Questions of social motivation lead us to study eye contact and prolonged gaze. The latter is used as a measure of motivation because it’s easy to experiment with. You can show people images of faces and use eye-tracking sensors to see where they look on the picture.
Typical adults or children, when looking at photos of faces, tend to focus on the eyes and mouth. Results for people with autism are mixed: in some studies, they look at the eyes, in others, they don’t. However, when they see more natural stimuli (like a video of someone speaking, rather than a static image), the difference in motivation becomes clearer. The closer our lab methods are to real-world conditions, the better our results.

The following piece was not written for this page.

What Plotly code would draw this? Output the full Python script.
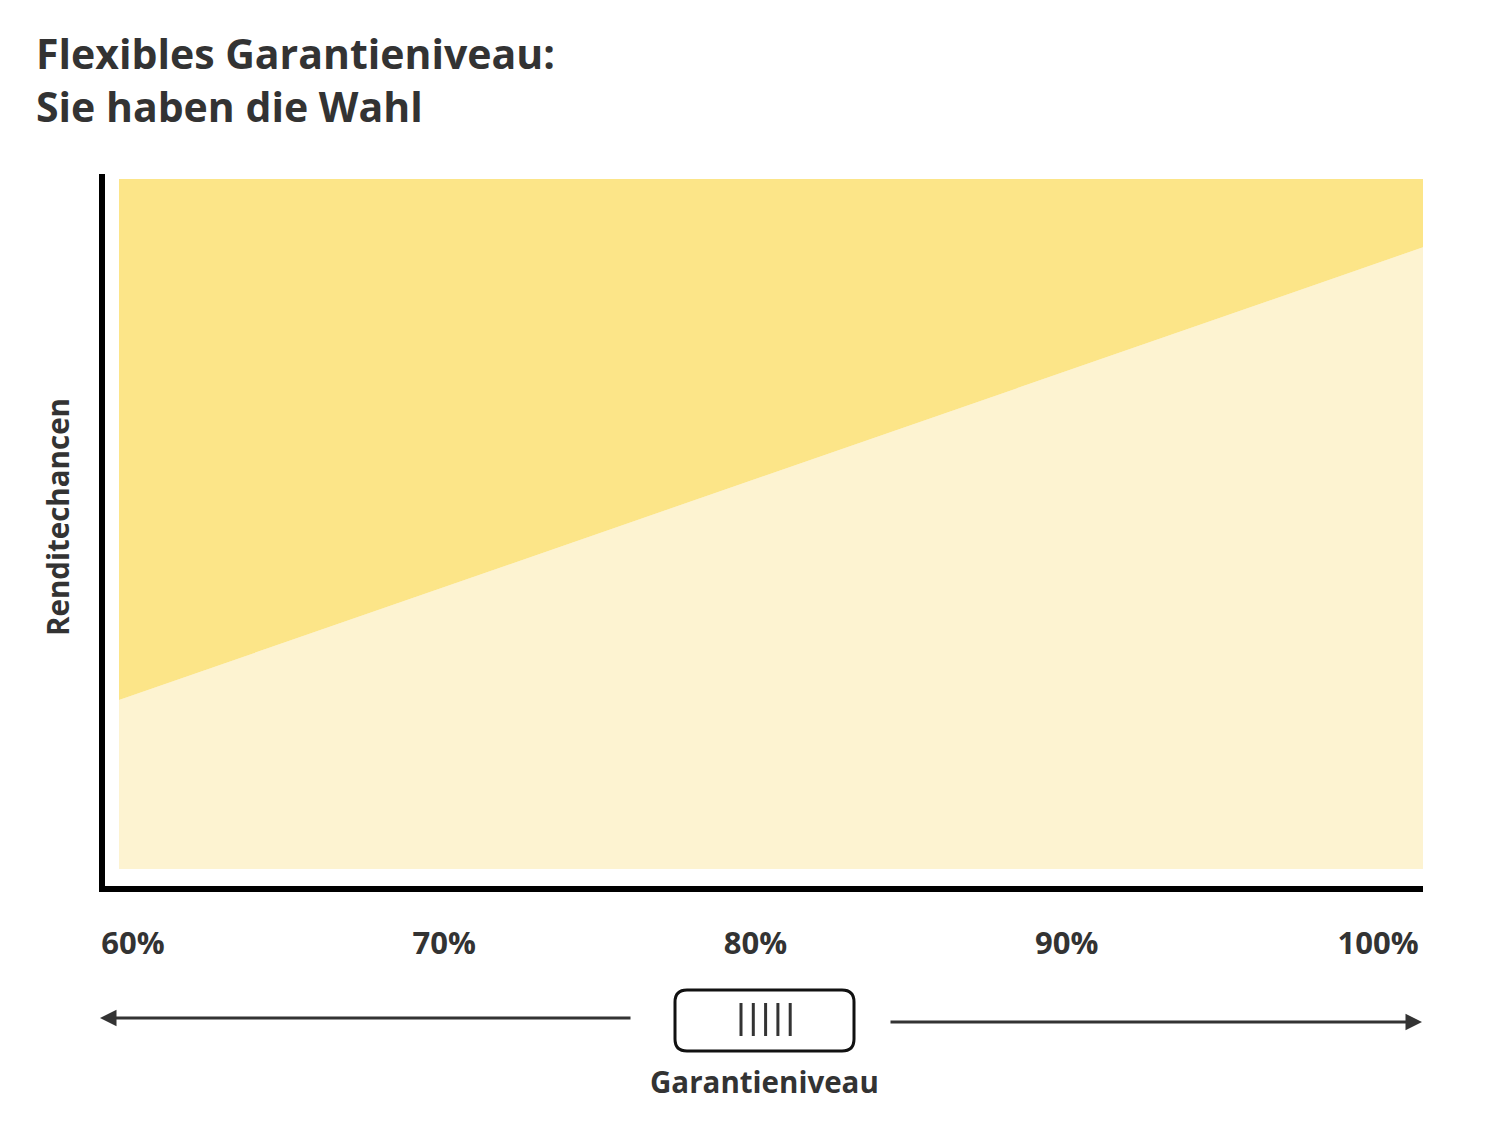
import plotly.graph_objects as go

# ---- data ----
garantie = [60, 100]                 # Garantieniveau (%)
grenze = [24.5, 90.1]                # boundary between the two zones (Renditechancen scale 0..100)
oben = [100, 100]                    # top of chart area
tick_vals = [60, 70, 80, 90, 100]
tick_text = ["60%", "70%", "80%", "90%", "100%"]
title_lines = ["Flexibles Garantieniveau:", "Sie haben die Wahl"]
y_label = "Renditechancen"
x_label = "Garantieniveau"

# page has an 8px body margin; figure is sized so the page fits the window
OFF = 8
W, H = 1500 - 2 * OFF, 1125 - 2 * OFF
def px(x):
    return (x - OFF) / W
def py(y):
    return 1 - (y - OFF) / H

FONT = "Open Sans"
TXT = "#333333"
LIGHT = "#FDF3D1"
DARK = "#FCE588"

fig = go.Figure()
fig.add_trace(go.Scatter(x=garantie, y=grenze, mode="lines", line=dict(width=0),
                         fill="tozeroy", fillcolor=LIGHT, hoverinfo="skip", showlegend=False))
fig.add_trace(go.Scatter(x=garantie, y=oben, mode="lines", line=dict(width=0),
                         fill="tonexty", fillcolor=DARK, hoverinfo="skip", showlegend=False))
fig.add_trace(go.Scatter(x=[None], y=[None], xaxis="x2", showlegend=False, hoverinfo="skip"))

shapes = []
# slider box (rounded rectangle)
bx0, bx1, by0, by1, r = 675, 854, 990, 1051, 12
path = (f"M {px(bx0+r)},{py(by0)} L {px(bx1-r)},{py(by0)} Q {px(bx1)},{py(by0)} {px(bx1)},{py(by0+r)} "
        f"L {px(bx1)},{py(by1-r)} Q {px(bx1)},{py(by1)} {px(bx1-r)},{py(by1)} "
        f"L {px(bx0+r)},{py(by1)} Q {px(bx0)},{py(by1)} {px(bx0)},{py(by1-r)} "
        f"L {px(bx0)},{py(by0+r)} Q {px(bx0)},{py(by0)} {px(bx0+r)},{py(by0)} Z")
shapes.append(dict(type="path", path=path, xref="paper", yref="paper",
                   line=dict(color="#111111", width=3), fillcolor="white"))
for i in range(5):
    xx = 741 + i * 12.3
    shapes.append(dict(type="line", xref="paper", yref="paper", x0=px(xx), x1=px(xx),
                       y0=py(1003), y1=py(1036), line=dict(color="#333333", width=3)))

annotations = [
    dict(text="<b>" + "<br>".join(title_lines) + "</b>", xref="paper", yref="paper",
         x=px(34), y=py(23), xanchor="left", yanchor="top", align="left", showarrow=False,
         font=dict(family=FONT, size=41, color=TXT)),
    dict(text="<b>" + y_label + "</b>", xref="paper", yref="paper", x=px(58), y=py(517),
         textangle=-90, showarrow=False, xanchor="center", yanchor="middle",
         font=dict(family=FONT, size=29.5, color=TXT)),
    dict(text="<b>" + x_label + "</b>", xref="paper", yref="paper", x=px(764), y=py(1081),
         showarrow=False, xanchor="center", yanchor="middle",
         font=dict(family=FONT, size=29.5, color=TXT)),
    # arrows
    dict(text="", xref="paper", yref="paper", x=px(100), y=py(1018), ax=632 - 100, ay=0,
         axref="pixel", ayref="pixel", showarrow=True, arrowhead=2, arrowsize=1.1,
         arrowwidth=3, arrowcolor="#333333"),
    dict(text="", xref="paper", yref="paper", x=px(1422), y=py(1022), ax=889 - 1422, ay=0,
         axref="pixel", ayref="pixel", showarrow=True, arrowhead=2, arrowsize=1.1,
         arrowwidth=3, arrowcolor="#333333"),
]

fig.update_layout(
    width=W, height=H, margin=dict(l=0, r=0, t=0, b=0, autoexpand=False),
    paper_bgcolor="white", plot_bgcolor="rgba(0,0,0,0)",
    shapes=shapes, annotations=annotations,
    xaxis=dict(domain=[px(105), px(1423)], range=[59.57, 100], showline=True, linecolor="black",
               linewidth=6, showgrid=False, zeroline=False, showticklabels=False, ticks="",
               fixedrange=True, automargin=False),
    yaxis=dict(domain=[py(886), py(174)], range=[-2.46, 100.72], showline=True, linecolor="black",
               linewidth=6, showgrid=False, zeroline=False, showticklabels=False, ticks="",
               fixedrange=True, automargin=False),
    xaxis2=dict(domain=[px(133), px(1378)], range=[60, 100], anchor="free",
                position=py(922), tickvals=tick_vals, ticktext=["<b>" + t + "</b>" for t in tick_text],
                showline=False, showgrid=False, zeroline=False, ticks="",
                tickfont=dict(family=FONT, size=31, color=TXT), fixedrange=True, automargin=False),
)

fig.write_html("out.html")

Studying Social Motivation in the Real World
If you show typical people photos of faces, they easily look into the eyes, but during video calls (like on Skype), they do this less often. In real interactions, motivation and the signals you send to your conversation partner are very different. With a static photo, you can look wherever you want without embarrassment, choosing any social information you like. But in real life, staring into someone’s eyes for too long disrupts social interaction. It’s becoming increasingly clear that social neuroscience needs to study real interactions and their contexts to get accurate measures of motivation and behavior. This way, lab research won’t be so far removed from real life.
We’re now trying to go beyond some traditional lab methods and make studies more interactive. For example, observing how you turn toward someone, how someone turns toward you, or how someone returns your gaze. We’re conducting research outside of MRI scanners, in richer, real-world contexts. When we take neuroscience out of the lab, we get better results and learn what motivates people in everyday life. We also better understand individual differences in behavior—not just in autism, but also in social anxiety disorder and other psychiatric conditions that affect social interaction.

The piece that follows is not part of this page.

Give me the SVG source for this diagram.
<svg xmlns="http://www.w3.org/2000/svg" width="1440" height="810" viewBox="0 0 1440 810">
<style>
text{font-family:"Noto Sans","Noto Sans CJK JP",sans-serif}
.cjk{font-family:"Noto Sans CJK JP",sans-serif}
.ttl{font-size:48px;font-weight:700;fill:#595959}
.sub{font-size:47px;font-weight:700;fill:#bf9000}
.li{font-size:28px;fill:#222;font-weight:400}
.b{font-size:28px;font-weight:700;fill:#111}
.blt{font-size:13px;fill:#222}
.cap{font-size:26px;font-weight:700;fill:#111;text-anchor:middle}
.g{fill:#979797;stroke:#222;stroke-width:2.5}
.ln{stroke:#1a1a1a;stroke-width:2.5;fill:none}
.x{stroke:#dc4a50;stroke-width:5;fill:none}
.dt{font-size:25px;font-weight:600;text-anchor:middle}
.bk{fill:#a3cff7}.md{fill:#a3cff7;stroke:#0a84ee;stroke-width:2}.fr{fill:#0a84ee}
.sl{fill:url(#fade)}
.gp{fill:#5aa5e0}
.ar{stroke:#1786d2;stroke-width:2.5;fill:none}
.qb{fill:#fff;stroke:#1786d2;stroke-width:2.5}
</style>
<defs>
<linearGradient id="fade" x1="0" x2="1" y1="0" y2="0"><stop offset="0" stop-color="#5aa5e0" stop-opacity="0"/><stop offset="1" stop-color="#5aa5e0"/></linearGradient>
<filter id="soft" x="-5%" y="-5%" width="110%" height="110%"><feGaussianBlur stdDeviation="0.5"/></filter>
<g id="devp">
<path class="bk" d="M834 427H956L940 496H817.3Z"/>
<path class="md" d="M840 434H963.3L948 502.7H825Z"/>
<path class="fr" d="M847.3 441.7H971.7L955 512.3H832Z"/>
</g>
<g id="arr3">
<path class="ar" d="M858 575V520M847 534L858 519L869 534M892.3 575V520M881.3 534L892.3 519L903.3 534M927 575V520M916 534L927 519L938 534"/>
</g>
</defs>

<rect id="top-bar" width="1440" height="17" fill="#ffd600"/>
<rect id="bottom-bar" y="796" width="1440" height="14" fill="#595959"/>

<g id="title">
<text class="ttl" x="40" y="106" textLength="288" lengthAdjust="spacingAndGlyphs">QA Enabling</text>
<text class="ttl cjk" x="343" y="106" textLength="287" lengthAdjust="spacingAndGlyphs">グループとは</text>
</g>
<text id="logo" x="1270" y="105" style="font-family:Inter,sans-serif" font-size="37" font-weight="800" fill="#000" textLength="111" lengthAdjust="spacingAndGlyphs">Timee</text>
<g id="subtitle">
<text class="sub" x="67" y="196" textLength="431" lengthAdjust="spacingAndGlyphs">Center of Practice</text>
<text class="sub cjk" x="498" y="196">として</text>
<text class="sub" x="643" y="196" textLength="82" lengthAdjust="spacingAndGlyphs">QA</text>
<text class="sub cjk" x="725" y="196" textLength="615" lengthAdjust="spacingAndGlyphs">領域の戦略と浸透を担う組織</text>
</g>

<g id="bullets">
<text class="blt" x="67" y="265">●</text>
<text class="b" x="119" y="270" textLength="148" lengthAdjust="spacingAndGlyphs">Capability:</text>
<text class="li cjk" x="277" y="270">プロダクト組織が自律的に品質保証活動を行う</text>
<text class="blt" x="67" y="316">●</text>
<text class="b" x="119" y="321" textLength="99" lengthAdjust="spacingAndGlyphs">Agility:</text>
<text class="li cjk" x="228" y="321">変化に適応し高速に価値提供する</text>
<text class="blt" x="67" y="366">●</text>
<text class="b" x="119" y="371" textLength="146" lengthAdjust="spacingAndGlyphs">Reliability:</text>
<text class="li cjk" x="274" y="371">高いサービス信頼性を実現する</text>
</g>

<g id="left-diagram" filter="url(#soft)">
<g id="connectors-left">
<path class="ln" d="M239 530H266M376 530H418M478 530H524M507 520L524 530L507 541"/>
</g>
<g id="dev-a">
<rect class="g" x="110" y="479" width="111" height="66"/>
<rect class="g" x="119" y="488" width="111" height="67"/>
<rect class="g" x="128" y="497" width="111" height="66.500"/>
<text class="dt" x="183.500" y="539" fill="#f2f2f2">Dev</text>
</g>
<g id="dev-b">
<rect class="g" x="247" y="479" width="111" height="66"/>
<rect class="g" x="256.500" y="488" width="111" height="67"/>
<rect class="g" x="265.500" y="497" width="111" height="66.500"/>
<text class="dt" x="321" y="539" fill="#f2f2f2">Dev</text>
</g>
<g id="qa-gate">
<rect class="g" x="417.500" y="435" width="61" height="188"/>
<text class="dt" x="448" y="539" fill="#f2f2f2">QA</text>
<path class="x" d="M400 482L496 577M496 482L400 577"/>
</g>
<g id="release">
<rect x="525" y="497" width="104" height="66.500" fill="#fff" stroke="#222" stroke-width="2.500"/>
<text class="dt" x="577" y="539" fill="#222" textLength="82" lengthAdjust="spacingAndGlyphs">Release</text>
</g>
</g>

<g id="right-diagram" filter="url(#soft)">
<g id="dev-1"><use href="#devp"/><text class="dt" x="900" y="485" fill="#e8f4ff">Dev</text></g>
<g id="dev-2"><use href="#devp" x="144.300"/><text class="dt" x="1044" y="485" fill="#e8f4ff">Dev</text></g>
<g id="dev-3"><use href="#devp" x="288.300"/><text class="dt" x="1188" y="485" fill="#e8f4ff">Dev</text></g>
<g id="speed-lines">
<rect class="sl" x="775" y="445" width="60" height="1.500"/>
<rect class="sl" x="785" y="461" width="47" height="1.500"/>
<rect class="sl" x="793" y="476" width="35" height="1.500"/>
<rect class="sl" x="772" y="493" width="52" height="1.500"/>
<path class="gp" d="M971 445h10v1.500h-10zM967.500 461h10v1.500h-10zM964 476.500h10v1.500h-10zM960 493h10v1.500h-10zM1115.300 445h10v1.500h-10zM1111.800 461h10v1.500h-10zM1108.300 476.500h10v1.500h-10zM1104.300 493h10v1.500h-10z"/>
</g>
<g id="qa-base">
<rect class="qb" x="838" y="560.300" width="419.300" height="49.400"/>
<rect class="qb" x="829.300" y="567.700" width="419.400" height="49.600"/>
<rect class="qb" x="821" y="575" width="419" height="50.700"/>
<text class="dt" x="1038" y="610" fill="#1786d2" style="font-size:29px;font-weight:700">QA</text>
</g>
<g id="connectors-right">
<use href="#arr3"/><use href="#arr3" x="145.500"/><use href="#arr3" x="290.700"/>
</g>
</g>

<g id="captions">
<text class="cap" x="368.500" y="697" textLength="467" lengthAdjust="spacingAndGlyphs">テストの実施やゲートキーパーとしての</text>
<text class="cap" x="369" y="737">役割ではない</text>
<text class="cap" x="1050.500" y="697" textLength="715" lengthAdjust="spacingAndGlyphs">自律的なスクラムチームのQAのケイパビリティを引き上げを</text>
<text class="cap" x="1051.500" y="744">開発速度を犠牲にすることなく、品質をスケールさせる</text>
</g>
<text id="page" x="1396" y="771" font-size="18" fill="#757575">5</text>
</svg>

Studying social motivation is important for understanding individual differences in social behavior. Each person’s motivation is unique and can change throughout the day, week, or lifetime. Teenagers (and people at different stages of development) have their own unique social motivation. If we can measure it quantitatively and understand what it’s based on, we’ll have a broader and stronger scientific foundation. This will help us understand why people make certain decisions and teach us how to work with a wide range of social psychological states (many of which have a motivational aspect). The long-term goal of such research is to help people who struggle in social situations.